• **Task description**:
Locate every line in the material below that has the word "with". Copy each of those lines.

• **Supplied data**:
──────────────────────────────
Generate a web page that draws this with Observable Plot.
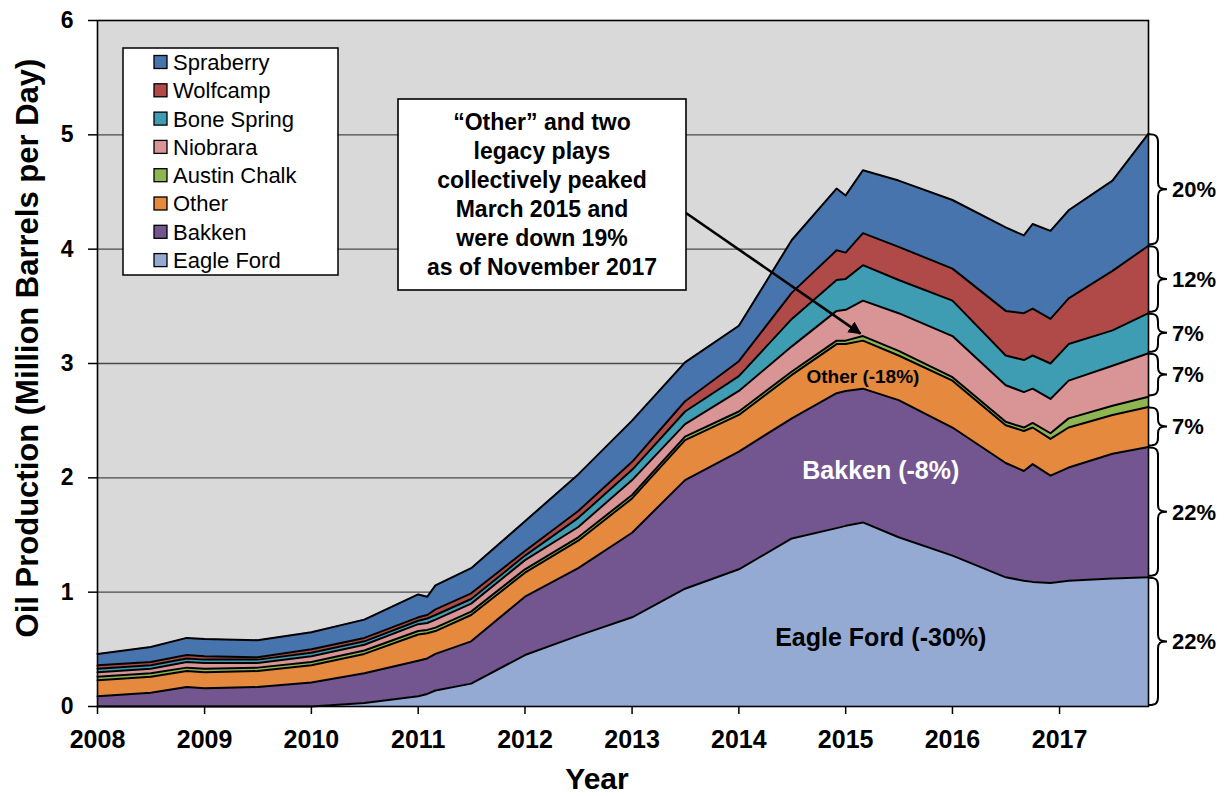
<!DOCTYPE html>
<html><head><meta charset="utf-8">
<script src="https://cdn.jsdelivr.net/npm/d3@7"></script>
<script src="https://cdn.jsdelivr.net/npm/@observablehq/plot@0.6"></script>
<style>body{margin:0;background:#fff} #chart svg{display:block}</style>
</head><body><div id="chart"></div>
<script>
// ---------------- data ----------------
const months = ["2008-01","2008-07","2008-11","2009-01","2009-07","2010-01","2010-07","2011-01","2011-02","2011-03","2011-07","2012-01","2012-07","2013-01","2013-07","2014-01","2014-07","2014-12","2015-01","2015-03","2015-07","2016-01","2016-07","2016-09","2016-10","2016-12","2017-02","2017-07","2017-11"];
const eagleFord   = [0,0,0,0,0,0,.03,.09,.11,.14,.20,.45,.62,.78,1.03,1.20,1.47,1.56,1.58,1.61,1.48,1.32,1.13,1.10,1.09,1.08,1.10,1.12,1.13];
const bakken      = [.09,.12,.17,.16,.17,.21,.26,.31,.31,.32,.37,.51,.59,.74,.95,1.03,1.05,1.18,1.18,1.17,1.20,1.12,1.00,.96,1.03,.94,.99,1.09,1.14];
const other       = [.14,.14,.14,.14,.14,.15,.17,.23,.22,.20,.23,.21,.24,.30,.35,.32,.38,.43,.41,.42,.39,.41,.33,.35,.32,.32,.35,.34,.35];
const austinChalk = [.03,.03,.03,.03,.03,.03,.03,.03,.03,.03,.03,.03,.03,.03,.03,.03,.03,.03,.03,.04,.04,.03,.03,.03,.04,.05,.08,.08,.09];
const niobrara    = [.04,.04,.05,.05,.04,.05,.05,.06,.06,.07,.07,.08,.09,.13,.11,.18,.22,.26,.27,.31,.33,.36,.32,.31,.30,.30,.33,.35,.38];
const boneSpring  = [.03,.03,.03,.03,.03,.03,.03,.03,.04,.04,.04,.04,.08,.09,.11,.13,.24,.27,.27,.31,.29,.31,.26,.28,.29,.31,.32,.31,.35];
const wolfcamp    = [.03,.03,.03,.03,.02,.03,.03,.03,.03,.05,.05,.04,.06,.07,.09,.13,.23,.26,.23,.28,.29,.28,.39,.41,.41,.39,.40,.52,.59];
const spraberry   = [.10,.13,.15,.15,.15,.15,.16,.20,.16,.21,.22,.26,.32,.36,.34,.31,.46,.54,.50,.55,.58,.60,.73,.68,.74,.77,.77,.79,.98];

const seriesNames  = ["Spraberry","Wolfcamp","Bone Spring","Niobrara","Austin Chalk","Other","Bakken","Eagle Ford"];
const seriesColors = ["#4774ac","#b04a48","#3f9db3","#d99496","#8db653","#e4893d","#73568f","#94aad3"];
const seriesValues = [spraberry, wolfcamp, boneSpring, niobrara, austinChalk, other, bakken, eagleFord];

const yTicks = [0,1,2,3,4,5,6];
const xTickYears = [2008,2009,2010,2011,2012,2013,2014,2015,2016,2017];

const braceSeries = ["Eagle Ford","Bakken","Other","Niobrara","Bone Spring","Wolfcamp","Spraberry"];
const braceLabels = ["22%","22%","7%","7%","7%","12%","20%"];

const areaLabels = [
  {label: "Other (-18%)", month: "2015-03", value: 2.88, color: "black", size: 19},
  {label: "Bakken (-8%)", month: "2015-05", value: 2.06, color: "white", size: 25},
  {label: "Eagle Ford (-30%)", month: "2015-05", value: 0.60, color: "black", size: 25}
];
const noteLines = ["\u201cOther\u201d and two","legacy plays","collectively peaked","March 2015 and","were down 19%","as of November 2017"];
const notePeakMonth = "2015-03";
const yTitle = "Oil Production (Million Barrels per Day)";
const xTitle = "Year";

// ---------------- build ----------------
const parse = d3.utcParse("%Y-%m");
const stackOrder = seriesNames.slice().reverse(); // bottom to top
const valuesBySeries = Object.fromEntries(seriesNames.map((s, i) => [s, seriesValues[i]]));
const rows = stackOrder.flatMap(s => months.map((m, i) => ({date: parse(m), series: s, value: valuesBySeries[s][i]})));
const font = "'Liberation Sans', Arial, Helvetica, sans-serif";

function textMark(d) {
  return Plot.text([d], {x: dd => parse(dd.month), y: "value", text: "label", fill: d.color, fontSize: d.size, fontWeight: "bold"});
}

const chart = Plot.plot({
  width: 1225, height: 796,
  marginLeft: 97, marginRight: 77, marginTop: 20, marginBottom: 90,
  style: {fontFamily: font, fontWeight: "bold", color: "black", background: "white", overflow: "visible"},
  x: {type: "utc", domain: [parse(months[0]), parse(months[months.length - 1])]},
  y: {domain: [0, 6]},
  color: {domain: seriesNames, range: seriesColors},
  marks: [
    Plot.frame({fill: "#d9d9d9", stroke: null}),
    Plot.ruleY(yTicks.slice(1, -1), {stroke: "#4a4a4a", strokeWidth: 1.3}),
    Plot.areaY(rows, {x: "date", y: "value", z: "series", fill: "series", order: stackOrder}),
    Plot.lineY(rows, Plot.stackY2({x: "date", y: "value", z: "series", order: stackOrder, stroke: "black", strokeWidth: 2})),
    Plot.frame({stroke: "black", strokeWidth: 1.6}),
    Plot.axisY({ticks: yTicks, tickSize: 9, tickPadding: 15, fontSize: 23, fontWeight: "bold", label: null, tickFormat: d => String(d), strokeWidth: 1.5}),
    Plot.axisX({ticks: xTickYears.map(y => new Date(Date.UTC(y, 0, 1))), tickSize: 8, tickPadding: 16, fontSize: 25, fontWeight: "bold", label: null, tickFormat: d3.utcFormat("%Y"), strokeWidth: 1.5}),
    ...areaLabels.map(textMark)
  ]
});
document.getElementById("chart").appendChild(chart);

// ---------------- decorations ----------------
const xs = chart.scale("x"), ys = chart.scale("y");
const svg = d3.select(chart);

// axis titles
svg.append("text").attr("transform", "translate(27,348) rotate(-90)").attr("text-anchor", "middle").attr("dy", "0.35em")
  .attr("font-family", font).attr("font-weight", "bold").attr("font-size", 31).attr("fill", "black").text(yTitle);
svg.append("text").attr("x", 597).attr("y", 789).attr("text-anchor", "middle")
  .attr("font-family", font).attr("font-weight", "bold").attr("font-size", 30).attr("fill", "black").text(xTitle);

// legend
const lg = svg.append("g").attr("font-family", font).attr("text-anchor", "start");
lg.append("rect").attr("x", 123).attr("y", 48).attr("width", 215).attr("height", 227)
  .attr("fill", "white").attr("stroke", "black").attr("stroke-width", 1.5);
seriesNames.forEach((s, i) => {
  const cy = 62 + i * 28.3;
  lg.append("rect").attr("x", 154).attr("y", cy - 6.5).attr("width", 13).attr("height", 13)
    .attr("fill", seriesColors[i]).attr("stroke", "black").attr("stroke-width", 1.3);
  lg.append("text").attr("x", 173).attr("y", cy).attr("dy", "0.36em").attr("font-size", 22)
    .attr("text-anchor", "start").attr("font-weight", "normal").attr("fill", "black").text(s);
});

// note box with arrow
const nb = svg.append("g").attr("font-family", font);
nb.append("rect").attr("x", 398).attr("y", 99).attr("width", 288).attr("height", 191)
  .attr("fill", "white").attr("stroke", "black").attr("stroke-width", 1.6);
noteLines.forEach((t, i) => {
  nb.append("text").attr("x", 542).attr("y", 122 + i * 29).attr("dy", "0.36em").attr("text-anchor", "middle")
    .attr("font-size", 23).attr("font-weight", "bold").attr("fill", "black").text(t);
});
const pi = months.indexOf(notePeakMonth);
let peakTop = 0;
for (const s of stackOrder) { peakTop += valuesBySeries[s][pi]; if (s === "Austin Chalk") break; }
const ax = xs.apply(parse(notePeakMonth)), ay = ys.apply(peakTop);
svg.append("defs").append("marker").attr("id", "ah").attr("viewBox", "0 0 10 10").attr("refX", 9).attr("refY", 5)
  .attr("markerWidth", 5).attr("markerHeight", 5).attr("orient", "auto")
  .append("path").attr("d", "M0,0 L10,5 L0,10 z").attr("fill", "black");
svg.append("line").attr("x1", 686).attr("y1", 213).attr("x2", ax - 2).attr("y2", ay - 2)
  .attr("stroke", "black").attr("stroke-width", 2.6).attr("marker-end", "url(#ah)");

// braces with shares
const last = months.length - 1;
const cumTop = {};
let acc = 0;
for (const s of stackOrder) { const b = acc; acc += valuesBySeries[s][last]; cumTop[s] = [b, acc]; }
const x0 = xs.apply(parse(months[last])) + 1;
const bg = svg.append("g").attr("font-family", font).attr("text-anchor", "start");
braceSeries.forEach((s, i) => {
  const [lo, hi] = cumTop[s];
  const yt = ys.apply(hi) + 1, yb = ys.apply(lo) - 1, m = (yt + yb) / 2;
  const xv = x0 + 9, xt = x0 + 18;
  const d = `M${x0},${yt} C${x0+7},${yt} ${xv},${yt+2} ${xv},${yt+8} L${xv},${m-7} C${xv},${m-2} ${xv+2},${m} ${xt},${m} C${xv+2},${m} ${xv},${m+2} ${xv},${m+7} L${xv},${yb-8} C${xv},${yb-2} ${x0+7},${yb} ${x0},${yb}`;
  bg.append("path").attr("d", d).attr("fill", "none").attr("stroke", "black").attr("stroke-width", 2);
  bg.append("text").attr("x", 1172).attr("y", m).attr("dy", "0.36em").attr("font-size", 22)
    .attr("text-anchor", "start").attr("font-weight", "bold").attr("fill", "black").text(braceLabels[i]);
});
</script>
</body></html>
──────────────────────────────
• **Correct answer**:
Generate a web page that draws this with Observable Plot.
// note box with arrow
// braces with shares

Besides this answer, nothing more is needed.